TASK DATA |

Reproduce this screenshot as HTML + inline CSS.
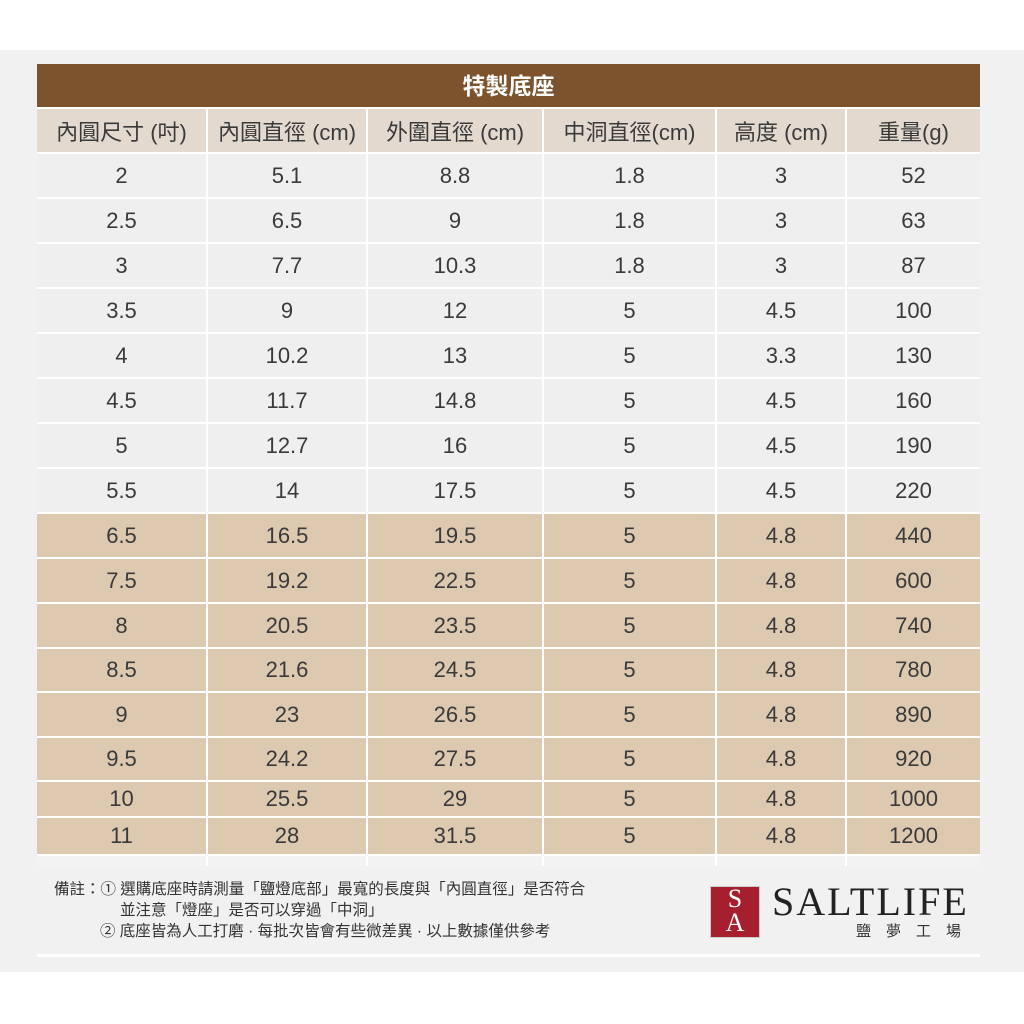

--

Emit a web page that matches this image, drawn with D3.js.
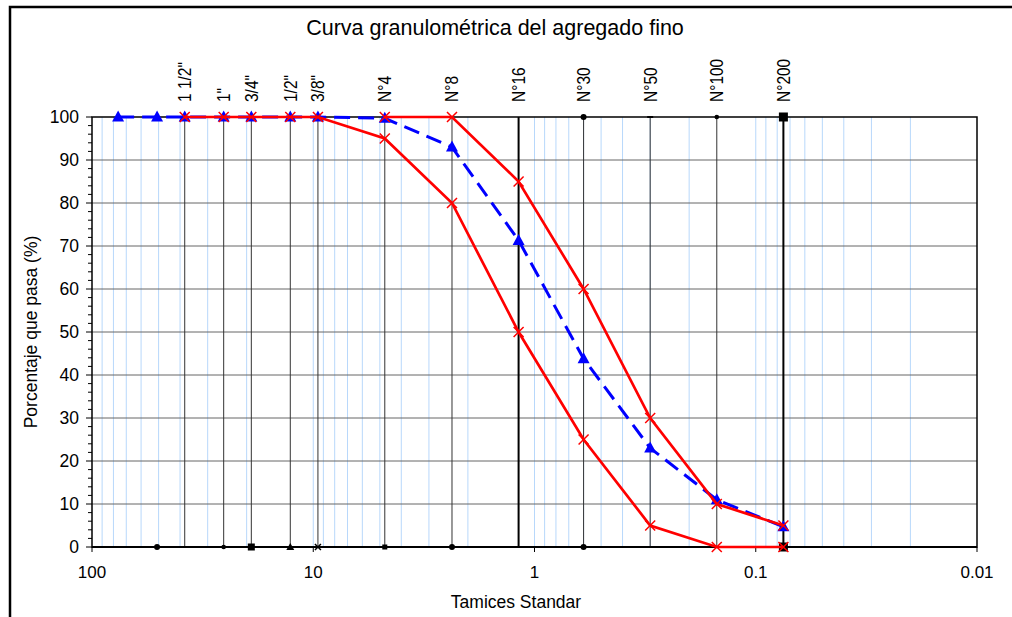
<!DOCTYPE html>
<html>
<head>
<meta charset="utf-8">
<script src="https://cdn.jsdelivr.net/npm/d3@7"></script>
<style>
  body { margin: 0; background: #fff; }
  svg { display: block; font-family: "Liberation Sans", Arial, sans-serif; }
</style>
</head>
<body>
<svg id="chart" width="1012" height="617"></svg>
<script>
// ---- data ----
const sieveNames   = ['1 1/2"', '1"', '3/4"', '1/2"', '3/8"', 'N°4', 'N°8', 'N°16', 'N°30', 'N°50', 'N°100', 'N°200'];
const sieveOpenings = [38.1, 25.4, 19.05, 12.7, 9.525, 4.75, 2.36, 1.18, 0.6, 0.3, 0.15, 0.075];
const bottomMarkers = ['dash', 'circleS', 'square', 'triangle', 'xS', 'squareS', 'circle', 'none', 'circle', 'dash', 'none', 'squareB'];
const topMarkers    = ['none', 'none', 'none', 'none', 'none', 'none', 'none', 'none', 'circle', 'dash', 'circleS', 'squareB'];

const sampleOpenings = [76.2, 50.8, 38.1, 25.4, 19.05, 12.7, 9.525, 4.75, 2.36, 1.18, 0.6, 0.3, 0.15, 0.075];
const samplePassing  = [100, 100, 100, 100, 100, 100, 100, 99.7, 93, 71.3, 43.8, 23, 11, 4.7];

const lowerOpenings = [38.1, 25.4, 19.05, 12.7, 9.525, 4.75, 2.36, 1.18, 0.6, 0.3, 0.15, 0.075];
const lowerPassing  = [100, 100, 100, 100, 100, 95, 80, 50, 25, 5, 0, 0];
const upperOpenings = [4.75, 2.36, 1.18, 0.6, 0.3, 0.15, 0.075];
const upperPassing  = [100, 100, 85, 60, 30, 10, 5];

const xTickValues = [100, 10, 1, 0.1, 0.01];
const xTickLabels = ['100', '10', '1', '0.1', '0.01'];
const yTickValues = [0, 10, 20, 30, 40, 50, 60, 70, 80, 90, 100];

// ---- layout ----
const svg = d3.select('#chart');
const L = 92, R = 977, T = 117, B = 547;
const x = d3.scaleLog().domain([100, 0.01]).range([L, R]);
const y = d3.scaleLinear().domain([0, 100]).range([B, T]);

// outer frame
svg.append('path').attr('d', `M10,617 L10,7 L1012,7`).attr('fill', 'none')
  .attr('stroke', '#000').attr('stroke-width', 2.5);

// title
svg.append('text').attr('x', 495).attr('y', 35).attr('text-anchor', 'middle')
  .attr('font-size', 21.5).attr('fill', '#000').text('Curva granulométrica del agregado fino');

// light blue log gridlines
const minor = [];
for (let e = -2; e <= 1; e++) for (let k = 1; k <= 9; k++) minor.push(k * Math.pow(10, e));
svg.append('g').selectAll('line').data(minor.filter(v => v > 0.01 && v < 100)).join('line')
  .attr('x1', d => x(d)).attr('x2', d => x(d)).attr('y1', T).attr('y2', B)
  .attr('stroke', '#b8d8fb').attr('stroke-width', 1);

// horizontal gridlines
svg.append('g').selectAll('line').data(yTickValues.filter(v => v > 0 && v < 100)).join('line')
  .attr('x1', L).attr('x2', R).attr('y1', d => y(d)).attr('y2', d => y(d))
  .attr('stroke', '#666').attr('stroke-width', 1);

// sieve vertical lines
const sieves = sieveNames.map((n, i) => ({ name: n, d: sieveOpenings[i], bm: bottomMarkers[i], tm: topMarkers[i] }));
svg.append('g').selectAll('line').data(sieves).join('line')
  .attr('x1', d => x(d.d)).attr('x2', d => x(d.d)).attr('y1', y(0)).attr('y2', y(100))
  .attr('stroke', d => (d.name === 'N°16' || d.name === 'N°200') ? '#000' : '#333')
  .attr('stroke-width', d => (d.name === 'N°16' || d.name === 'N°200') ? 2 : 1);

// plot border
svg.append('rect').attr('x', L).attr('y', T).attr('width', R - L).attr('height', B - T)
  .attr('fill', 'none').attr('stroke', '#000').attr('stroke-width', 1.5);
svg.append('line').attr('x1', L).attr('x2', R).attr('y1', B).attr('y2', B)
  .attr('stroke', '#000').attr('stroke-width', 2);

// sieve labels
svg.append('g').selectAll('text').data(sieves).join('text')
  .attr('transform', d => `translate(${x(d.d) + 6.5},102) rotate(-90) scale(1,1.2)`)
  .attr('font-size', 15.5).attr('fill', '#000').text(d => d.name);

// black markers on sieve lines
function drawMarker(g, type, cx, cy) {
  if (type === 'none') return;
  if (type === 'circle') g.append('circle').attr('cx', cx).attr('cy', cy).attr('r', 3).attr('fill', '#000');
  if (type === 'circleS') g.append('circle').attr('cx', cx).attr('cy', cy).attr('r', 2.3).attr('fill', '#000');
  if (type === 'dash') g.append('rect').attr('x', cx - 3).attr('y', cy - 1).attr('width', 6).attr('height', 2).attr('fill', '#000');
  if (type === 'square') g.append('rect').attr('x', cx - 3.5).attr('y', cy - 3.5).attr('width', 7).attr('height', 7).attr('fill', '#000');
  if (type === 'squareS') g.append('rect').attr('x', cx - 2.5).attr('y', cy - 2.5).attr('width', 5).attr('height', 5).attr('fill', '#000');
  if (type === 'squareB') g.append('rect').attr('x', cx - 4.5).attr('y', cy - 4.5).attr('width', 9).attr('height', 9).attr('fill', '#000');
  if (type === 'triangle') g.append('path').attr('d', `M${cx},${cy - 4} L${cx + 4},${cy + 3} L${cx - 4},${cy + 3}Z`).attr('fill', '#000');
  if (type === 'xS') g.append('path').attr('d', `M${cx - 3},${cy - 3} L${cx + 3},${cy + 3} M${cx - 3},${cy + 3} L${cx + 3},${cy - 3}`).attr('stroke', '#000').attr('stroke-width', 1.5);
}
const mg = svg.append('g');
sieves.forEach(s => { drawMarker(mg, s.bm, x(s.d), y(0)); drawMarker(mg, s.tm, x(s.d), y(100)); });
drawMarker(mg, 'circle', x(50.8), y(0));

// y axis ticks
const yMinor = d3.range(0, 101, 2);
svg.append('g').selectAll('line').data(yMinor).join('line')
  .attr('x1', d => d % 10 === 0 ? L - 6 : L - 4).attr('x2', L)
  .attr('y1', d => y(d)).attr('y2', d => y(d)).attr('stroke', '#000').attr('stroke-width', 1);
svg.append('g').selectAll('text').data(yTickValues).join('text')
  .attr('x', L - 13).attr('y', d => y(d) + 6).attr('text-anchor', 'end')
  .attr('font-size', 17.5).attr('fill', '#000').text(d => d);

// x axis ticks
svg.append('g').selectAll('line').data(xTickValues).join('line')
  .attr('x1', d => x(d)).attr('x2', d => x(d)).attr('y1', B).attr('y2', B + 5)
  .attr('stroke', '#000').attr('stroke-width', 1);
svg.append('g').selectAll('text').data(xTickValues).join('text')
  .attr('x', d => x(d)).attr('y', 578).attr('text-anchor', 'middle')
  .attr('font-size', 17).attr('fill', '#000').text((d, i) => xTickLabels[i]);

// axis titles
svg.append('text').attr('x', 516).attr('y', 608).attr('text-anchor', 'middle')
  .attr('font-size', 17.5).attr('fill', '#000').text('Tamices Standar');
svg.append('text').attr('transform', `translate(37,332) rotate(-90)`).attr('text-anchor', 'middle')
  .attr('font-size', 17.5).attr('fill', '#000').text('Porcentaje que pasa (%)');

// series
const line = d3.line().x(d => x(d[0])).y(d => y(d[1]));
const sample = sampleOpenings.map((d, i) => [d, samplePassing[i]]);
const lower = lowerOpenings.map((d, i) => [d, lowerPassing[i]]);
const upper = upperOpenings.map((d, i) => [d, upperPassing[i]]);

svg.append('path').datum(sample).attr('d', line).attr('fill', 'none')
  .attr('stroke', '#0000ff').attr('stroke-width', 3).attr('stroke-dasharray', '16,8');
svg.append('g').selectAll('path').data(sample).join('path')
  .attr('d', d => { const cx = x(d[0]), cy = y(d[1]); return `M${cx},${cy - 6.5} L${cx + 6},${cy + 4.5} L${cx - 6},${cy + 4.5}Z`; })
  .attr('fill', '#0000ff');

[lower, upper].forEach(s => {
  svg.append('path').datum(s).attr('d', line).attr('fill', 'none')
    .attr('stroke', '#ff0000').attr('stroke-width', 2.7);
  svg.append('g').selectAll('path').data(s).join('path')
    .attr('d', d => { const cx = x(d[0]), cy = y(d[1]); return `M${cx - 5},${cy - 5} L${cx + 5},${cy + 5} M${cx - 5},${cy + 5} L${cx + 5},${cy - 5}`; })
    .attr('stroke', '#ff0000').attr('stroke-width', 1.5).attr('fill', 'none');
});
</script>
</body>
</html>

SHORT EXERCISE |
Retype exactly the lines from the one with "Emit a web page" through the one with "23, 11, 4.7];", both included, and nothing else; leave out the pictures.

COMPLETE RESPONSE |
Emit a web page that matches this image, drawn with D3.js.
<!DOCTYPE html>
<html>
<head>
<meta charset="utf-8">
<script src="https://cdn.jsdelivr.net/npm/d3@7"></script>
<style>
  body { margin: 0; background: #fff; }
  svg { display: block; font-family: "Liberation Sans", Arial, sans-serif; }
</style>
</head>
<body>
<svg id="chart" width="1012" height="617"></svg>
<script>
// ---- data ----
const sieveNames   = ['1 1/2"', '1"', '3/4"', '1/2"', '3/8"', 'N°4', 'N°8', 'N°16', 'N°30', 'N°50', 'N°100', 'N°200'];
const sieveOpenings = [38.1, 25.4, 19.05, 12.7, 9.525, 4.75, 2.36, 1.18, 0.6, 0.3, 0.15, 0.075];
const bottomMarkers = ['dash', 'circleS', 'square', 'triangle', 'xS', 'squareS', 'circle', 'none', 'circle', 'dash', 'none', 'squareB'];
const topMarkers    = ['none', 'none', 'none', 'none', 'none', 'none', 'none', 'none', 'circle', 'dash', 'circleS', 'squareB'];

const sampleOpenings = [76.2, 50.8, 38.1, 25.4, 19.05, 12.7, 9.525, 4.75, 2.36, 1.18, 0.6, 0.3, 0.15, 0.075];
const samplePassing  = [100, 100, 100, 100, 100, 100, 100, 99.7, 93, 71.3, 43.8, 23, 11, 4.7];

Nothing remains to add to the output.